MARIA AZENHA
Foto: M CÉU COSTA
TRIBUTO
À fresca sombra da árvore da vida
Por RISOLETA PINTO PEDRO
O Senhor Deus plantou um jardim no Éden, no Oriente […]
Além disso, colocou a árvore da vida no meio do jardim,
e também a árvore do conhecimento do bem e do mal.
Génesis
Ao contrário do Génesis, que não nos diz de que qualidade era a árvore da vida, neste caso sabemos que é uma romãzeira, aqui transformada em romã por um processo de estilo. O estilo é a alma da poesia. Na poesia, o estilo é símbolo.
São 51 poemas, ou 51 bagos de romã.

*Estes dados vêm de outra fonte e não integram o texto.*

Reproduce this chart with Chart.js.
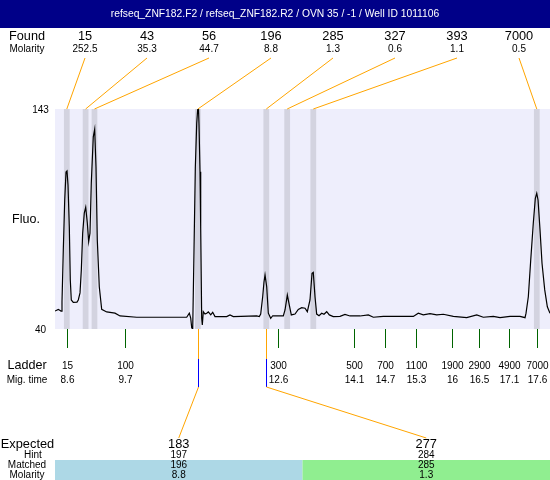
<!DOCTYPE html>
<html>
<head>
<meta charset="utf-8">
<script src="https://cdn.jsdelivr.net/npm/chart.js@4"></script>
<style>
html,body{margin:0;padding:0;background:#fff;}
#wrap{width:550px;height:480px;position:relative;}
</style>
</head>
<body>
<div id="wrap"><canvas id="c" width="550" height="480"></canvas></div>
<script>
// ---------- data ----------
const titleText = "refseq_ZNF182.F2 / refseq_ZNF182.R2 / OVN 35 / -1 / Well ID 1011106";
const foundSizes = ["15", "43", "56", "196", "285", "327", "393", "7000"];
const foundMolarity = ["252.5", "35.3", "44.7", "8.8", "1.3", "0.6", "1.1", "0.5"];
const peakTimes = [8.59, 8.95, 9.12, 11.10, 12.41, 12.81, 13.31, 17.59];
const ladderSizes = ["15", "100", "300", "500", "700", "1100", "1900", "2900", "4900", "7000"];
const ladderTimes = [8.6, 9.71, 12.63, 14.09, 14.68, 15.28, 15.975, 16.485, 17.06, 17.6];
const ladderTimeLabels = ["8.6", "9.7", "12.6", "14.1", "14.7", "15.3", "16", "16.5", "17.1", "17.6"];
const expectedSizes = ["183", "277"];
const hintSizes = ["197", "284"];
const matchedSizes = ["196", "285"];
const matchedMolarity = ["8.8", "1.3"];
const matchedPeakIndex = [3, 4];
const yTicks = [40, 143];

const migTime = [8.364, 8.427, 8.479, 8.498, 8.523, 8.550, 8.575, 8.594, 8.613, 8.638, 8.657, 8.676, 8.714, 8.785, 8.810, 8.843, 8.868, 8.894, 8.925, 8.952, 8.983, 9.009, 9.034, 9.059, 9.097, 9.124, 9.149, 9.174, 9.212, 9.258, 9.354, 9.513, 9.609, 9.929, 10.886, 10.936, 10.963, 10.982, 11.001, 11.026, 11.051, 11.078, 11.097, 11.112, 11.122, 11.141, 11.154, 11.173, 11.185, 11.204, 11.237, 11.269, 11.300, 11.346, 11.384, 11.428, 11.652, 11.715, 11.778, 12.226, 12.276, 12.303, 12.341, 12.366, 12.386, 12.418, 12.449, 12.495, 12.533, 12.610, 12.736, 12.769, 12.813, 12.851, 12.889, 12.960, 13.023, 13.088, 13.152, 13.196, 13.247, 13.286, 13.310, 13.343, 13.375, 13.420, 13.471, 13.515, 13.567, 13.617, 13.693, 13.822, 13.917, 14.013, 14.204, 14.364, 14.460, 14.651, 15.226, 15.321, 15.417, 15.545, 15.674, 15.800, 15.992, 16.248, 16.440, 16.566, 16.757, 16.886, 17.077, 17.269, 17.365, 17.384, 17.428, 17.474, 17.523, 17.562, 17.589, 17.614, 17.652, 17.690, 17.742, 17.792, 17.843];
const fluo = [48.4, 49.2, 48.4, 52.8, 77.0, 100.4, 113.5, 114.0, 107.4, 87.9, 62.9, 53.6, 52.5, 52.6, 53.6, 56.9, 67.6, 84.9, 94.3, 97.0, 89.6, 80.9, 84.9, 108.4, 130.0, 133.5, 116.0, 81.7, 59.8, 49.2, 48.0, 47.4, 46.1, 45.5, 45.5, 47.4, 45.1, 40.6, 40.0, 77.0, 115.4, 136.4, 143.0, 143.0, 135.5, 113.6, 87.3, 45.1, 41.9, 48.1, 47.0, 47.4, 48.0, 46.6, 47.8, 45.8, 45.8, 46.6, 45.8, 46.1, 45.8, 47.0, 55.1, 62.0, 65.3, 59.8, 47.4, 45.0, 46.2, 46.1, 46.1, 48.9, 55.9, 51.2, 46.6, 47.0, 49.2, 50.0, 49.7, 48.1, 53.6, 66.1, 66.5, 55.1, 47.0, 46.2, 47.4, 46.9, 48.1, 46.6, 45.8, 45.9, 46.8, 46.1, 46.1, 46.6, 45.5, 45.9, 45.9, 47.4, 46.6, 47.2, 46.6, 46.9, 45.9, 45.3, 46.6, 45.5, 45.9, 45.3, 45.9, 45.9, 45.3, 47.4, 55.1, 72.3, 89.5, 101.2, 103.5, 100.4, 86.3, 70.8, 58.3, 50.4, 47.4];

// ---------- styles ----------
const FONT = '"Liberation Sans", Arial, sans-serif';
const C_TITLE_BG = "#000088";
const C_PLOT_BG = "#EEEEFC";
const C_BAND = "#D3D3E0";
const C_ORANGE = "#FFA500";
const C_GREEN = "#006400";
const C_BLUE = "#0000FF";
const C_MATCH = ["#ADD8E6", "#90EE90"];

function txt(ctx, s, x, y, size, align, color) {
  ctx.font = size + "px " + FONT;
  ctx.textAlign = align || "center";
  ctx.textBaseline = "middle";
  ctx.fillStyle = color || "#000";
  ctx.fillText(s, x, y);
}

const decor = {
  id: "decor",
  beforeDraw(chart) {
    const ctx = chart.ctx, a = chart.chartArea, xs = chart.scales.x;
    ctx.save();
    ctx.fillStyle = "#fff";
    ctx.fillRect(0, 0, chart.width, chart.height);
    ctx.fillStyle = C_PLOT_BG;
    ctx.fillRect(a.left, a.top, a.right - a.left, a.bottom - a.top);
    ctx.fillStyle = C_BAND;
    peakTimes.forEach(t => {
      const x0 = xs.getPixelForValue(t - 0.055), x1 = xs.getPixelForValue(t + 0.055);
      ctx.fillRect(x0, a.top, x1 - x0, a.bottom - a.top);
    });
    ctx.restore();
  },
  afterDraw(chart) {
    const ctx = chart.ctx, a = chart.chartArea, xs = chart.scales.x, ys = chart.scales.y;
    ctx.save();
    // title bar
    ctx.fillStyle = C_TITLE_BG;
    ctx.fillRect(0, 0, chart.width, 28);
    txt(ctx, titleText, chart.width / 2, 14, 10.3, "center", "#fff");

    // found header
    txt(ctx, "Found", 27, 36, 12.7);
    txt(ctx, "Molarity", 27, 49, 10);
    ctx.lineWidth = 1;
    foundSizes.forEach((s, i) => {
      const lx = 85 + 62 * i;
      txt(ctx, s, lx, 36, 12.8);
      txt(ctx, foundMolarity[i], lx, 49, 10);
      ctx.strokeStyle = C_ORANGE;
      ctx.beginPath();
      ctx.moveTo(lx, 58);
      ctx.lineTo(xs.getPixelForValue(peakTimes[i]), a.top);
      ctx.stroke();
    });

    // y axis
    yTicks.forEach(v => txt(ctx, String(v), 40.5, ys.getPixelForValue(v) + 1, 10));
    txt(ctx, "Fluo.", 26, 220, 12.5);

    // ladder
    ctx.strokeStyle = C_GREEN;
    ladderTimes.forEach((t, i) => {
      const x = Math.round(xs.getPixelForValue(t)) + 0.5;
      ctx.beginPath();
      ctx.moveTo(x, a.bottom);
      ctx.lineTo(x, a.bottom + 19);
      ctx.stroke();
      txt(ctx, ladderSizes[i], x, 366, 10);
      txt(ctx, ladderTimeLabels[i], x, 380, 10);
    });
    txt(ctx, "Ladder", 27, 366, 12.6);
    txt(ctx, "Mig. time", 27, 380, 10);

    // expected / matched
    const half = (a.right - a.left) / 2;
    txt(ctx, "Expected", 27.5, 444, 12.8);
    txt(ctx, "Hint", 33, 455.5, 10);
    matchedPeakIndex.forEach((pi, i) => {
      const cx = a.left + half * i + half / 2;
      ctx.fillStyle = C_MATCH[i];
      ctx.fillRect(a.left + half * i, 460, half, 20);
      const px = Math.round(xs.getPixelForValue(peakTimes[pi])) + 0.5;
      ctx.strokeStyle = C_ORANGE;
      ctx.beginPath();
      ctx.moveTo(px, a.bottom);
      ctx.lineTo(px, 359);
      ctx.stroke();
      ctx.strokeStyle = C_BLUE;
      ctx.beginPath();
      ctx.moveTo(px, 359);
      ctx.lineTo(px, 387);
      ctx.stroke();
      ctx.strokeStyle = C_ORANGE;
      ctx.beginPath();
      ctx.moveTo(px, 387);
      ctx.lineTo(cx, 438);
      ctx.stroke();
      txt(ctx, expectedSizes[i], cx, 444, 12.8);
      txt(ctx, hintSizes[i], cx, 455.5, 10);
      txt(ctx, matchedSizes[i], cx, 465.5, 10);
      txt(ctx, matchedMolarity[i], cx, 475, 10);
    });
    txt(ctx, "Matched", 27, 465.5, 10);
    txt(ctx, "Molarity", 27, 475, 10);
    ctx.restore();
  }
};

new Chart(document.getElementById("c"), {
  type: "line",
  data: {
    datasets: [{
      data: migTime.map((t, i) => ({ x: t, y: fluo[i] })),
      borderColor: "#000",
      borderWidth: 1.2,
      pointRadius: 0,
      tension: 0,
      fill: false
    }]
  },
  options: {
    responsive: false,
    animation: false,
    devicePixelRatio: 1,
    layout: { padding: { left: 55, top: 109, right: 0, bottom: 151 } },
    plugins: { legend: { display: false }, tooltip: { enabled: false }, title: { display: false } },
    scales: {
      x: { type: "linear", min: 8.364, max: 17.843, display: false },
      y: { min: 40, max: 143, display: false }
    }
  },
  plugins: [decor]
});
</script>
</body>
</html>
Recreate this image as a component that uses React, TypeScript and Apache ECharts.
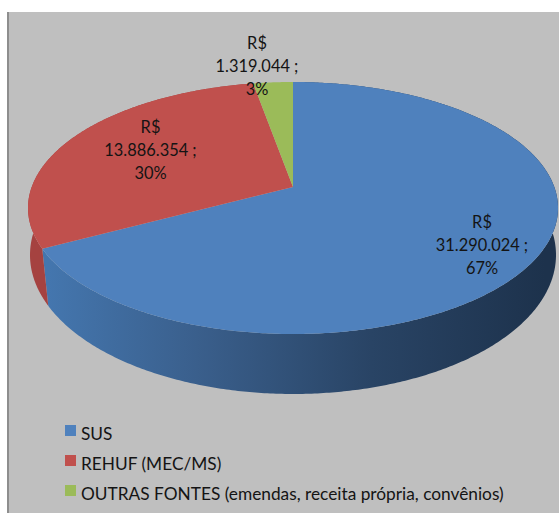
import React, { useEffect, useRef } from "react";
import * as echarts from "echarts";

const categories = ["SUS", "REHUF (MEC/MS)", "OUTRAS FONTES (emendas, receita própria, convênios)"];
const values = [31290024, 13886354, 1319044];
const topColors = ["#4F81BD", "#C0504D", "#9BBB59"];
const labelCentres = [[482, 244], [150.5, 149.5], [257, 65]];
const blueSideStops = [
  { offset: 0, color: "#4476AE" },
  { offset: 0.3, color: "#3A5F8C" },
  { offset: 0.65, color: "#294465" },
  { offset: 1, color: "#1D324C" },
];
const redSideStops = [
  { offset: 0, color: "#A54240" },
  { offset: 1, color: "#9E3F3D" },
];
const greenSideStops = [
  { offset: 0, color: "#7D9848" },
  { offset: 1, color: "#7D9848" },
];
const sideStops = [blueSideStops, redSideStops, greenSideStops];

// Perspective projection of the pie's upper and lower rims.
const CX = 293;
const upperRim = { a: 261.3, b: 122.5, k: 1 / 6, y0: 187 };
const lowerRim = { a: 261.1, b: 137, k: 0.12, y0: 238.3 };

const total = values.reduce((s, v) => s + v, 0);

function project(rim: typeof upperRim, t: number, r = 1) {
  const X = r * Math.sin(t);
  const Y = r * Math.cos(t);
  const w = 1 + rim.k * Y;
  return [CX + (rim.a * X) / w, rim.y0 - (rim.b * Y) / w];
}

function arc(rim: typeof upperRim, t0: number, t1: number) {
  const n = Math.max(2, Math.ceil(Math.abs(t1 - t0) / 0.01));
  const pts: number[][] = [];
  for (let i = 0; i <= n; i++) pts.push(project(rim, t0 + ((t1 - t0) * i) / n));
  return pts;
}

function formatValue(v: number) {
  return String(v).replace(/\B(?=(\d{3})+$)/g, ".");
}

function sliceSeries(index: number) {
  const before = values.slice(0, index).reduce((s, v) => s + v, 0);
  return {
    type: "custom",
    name: categories[index],
    coordinateSystem: "none",
    silent: true,
    itemStyle: { color: topColors[index] },
    data: [[values[index]]],
    renderItem: (_p: unknown, api: any) => {
      const v = api.value(0) as number;
      const t0 = (before / total) * Math.PI * 2;
      const t1 = ((before + v) / total) * Math.PI * 2;
      const side = arc(upperRim, t0, t1).concat(arc(lowerRim, t1, t0));
      const top = [project(upperRim, 0, 0)].concat(arc(upperRim, t0, t1));
      const pct = Math.round((v / total) * 100);
      // A wall that lies wholly on the far side of the pie cannot be seen.
      const wallVisible = Math.min(Math.cos(t0), Math.cos(t1)) < 0.5;
      const wall = wallVisible
        ? [
            {
              type: "polygon",
              shape: { points: side },
              style: {
                fill: new echarts.graphic.LinearGradient(48, 0, 545, 0, sideStops[index], true),
              },
            },
          ]
        : [];
      return {
        type: "group",
        children: [
          ...wall,
          { type: "polygon", shape: { points: top }, style: { fill: topColors[index] } },
          {
            type: "text",
            style: {
              x: labelCentres[index][0],
              y: labelCentres[index][1],
              text: `R$\n${formatValue(v)} ;\n${pct}%`,
              fontFamily: "Lato",
              fontSize: 16.4,
              lineHeight: 23,
              align: "center",
              verticalAlign: "middle",
              fill: "#141414",
            },
          },
        ],
      };
    },
  };
}

export default function App() {
  const ref = useRef<HTMLDivElement>(null);
  useEffect(() => {
    const chart = echarts.init(ref.current!, undefined, { renderer: "svg" });
    chart.setOption({
      animation: false,
      backgroundColor: "#FFFFFF",
      graphic: [
        { type: "rect", z: -1, shape: { x: 8, y: 12, width: 551, height: 501 }, style: { fill: "#BFBFBF" } },
        { type: "rect", z: -1, shape: { x: 7, y: 12, width: 2, height: 501 }, style: { fill: "#8E8E8E" } },
      ],
      legend: {
        orient: "vertical",
        left: 60,
        top: 420,
        itemWidth: 11,
        itemHeight: 11,
        itemGap: 13,
        icon: "rect",
        selectedMode: false,
        data: categories,
        formatter: (name: string) => `{t|${name}}`,
        textStyle: {
          rich: { t: { fontFamily: "Lato", fontSize: 17.3, color: "#141414", padding: [6, 0, 0, 0] } },
        },
      },
      series: values.map((_, i) => sliceSeries(i)),
    });
    return () => chart.dispose();
  }, []);
  return <div ref={ref} style={{ position: "fixed", left: 0, top: 0, width: 559, height: 513 }} />;
}
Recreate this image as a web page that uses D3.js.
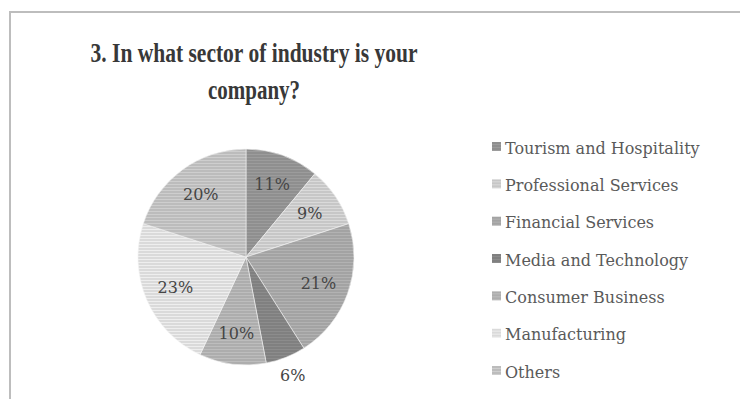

Ou 51 romãs? Ou cinquenta e uma romãzeiras? Ou cinquenta e um jardins? Talvez cinquenta e um Édenes com suas cinquenta e uma sombras. Porque para cada árvore da vida existe uma árvore do conhecimento do bem e do mal. Para que possa ser reconhecida a vida. Estes poemas dispõem-se a ser lidos como quisermos ou como soubermos. Como pudermos. Saboreei os bagos como bafos, alguns como desabafos. Todos, como palavras para falar do impossível, como a chama que há no som, ou o sangue que há no sol, o orvalho que há no peito. Falam da natureza profunda ou alquímica das coisas. Do perfume ou essência do mundo.
Curtos, incisivos, cirúrgicos, experiências de lampejo que são e que proporcionam. Para quem se atrever a olhar a luz que não se limita a iluminar, mas incendeia.
Falam de sol, mas também da via que até ele conduz: o luar, os sonhos e a noite, o caminho mais direto para a luz.
Este livro abriu-me horizontes e mostrou-me outros mundos. Num deles, apercebi-me da nunca antes pensada semelhança musical entre as palavras língua e alaúde. Mais uma vez confirmo o que o meu coração sempre soube: que para além de todas as discussões científicas e as tendências que vão estando alternadamente na moda, quem olha a linguagem a partir de dentro, como uma criança ou um poeta, sabe que ela não é aleatória. Língua e lábios são alaúdes. Não duvido. Deus não joga aos dados, mais uma vez se prova.
Portanto, estes poemas podem também ser lidos como um pequeno tratado poético sobre a natureza das coisas e da linguagem. Ou um livro particular de estudo: “Estudo segredos”. E não será o mesmo?
Por outro lado, ocorreu-me que se eu tivesse de pintar ou de alguma forma representar estes poemas, fá-lo-ia com baixos-relevos de rendas, ouro e prata, incrustados de pequenos sinais de natureza, como bagos de romã, rebentos de ervas, salpicos de espuma da milionésima onda da praia ou gotas de orvalho. Seria obra de um instante. Porque há uma beleza que brilha assim.
Mas regressemos ao que diz. Observamos que mesmo no amor, isto é, no mundo, o grande palco de aprendizagem do amor, esta poesia aceita a guerra, não procura obsessivamente a luz. Sabe que é essa uma forma divina de aprender a encontrá-la.
Os versos têm olhos. Os olhos possuem uma visão profunda, como um raio x, vêem e dão a ver para lá do que do poema se vê; ouvem e dão a ouvir para lá de todos os sons; pressentem e fazem pressentir para lá dos sentidos.
Como toda a boa poesia amorosa é mística. Como toda a boa poesia mística é amorosa.
E geométrica. O círculo é a forma e o perímetro são os sonhos. Quanto aos planos de Deus, esses são desenhados a traços de rostos.
É da transfiguração, ao modo de Alice, com planetas que fulminam, e flores que nascem nos cabelos, que esta poesia se sustenta. Para exemplificar a beleza oculta do mundo, não encontro melhor imagem do que um “cântaro de sol que no deserto derrama linho e mel” ou uma boca onde “as aves fazem ninho”.
Mas talvez este livro tenha sido escrito para alertar o mundo para o maior dos cuidados, para o único necessário cuidado: “Sinto o perigo de passarmos perto das crianças, / De semearmos destroços de gelo no seu peito.”
Somos as crianças. Sempre fomos. Enchendo de gelo os nossos próprios peitos. Que o fogo da beleza, através daquilo a que poderíamos chamar a consciência poética, possa derreter este gelo antigo e substituí-lo por romãs doces, maduras e tenras.
Que assim seja.
Cheguei à última página. Regresso ao início. Mas agora, só eu e os bagos da romã. Digo, os jardins e suas sombras.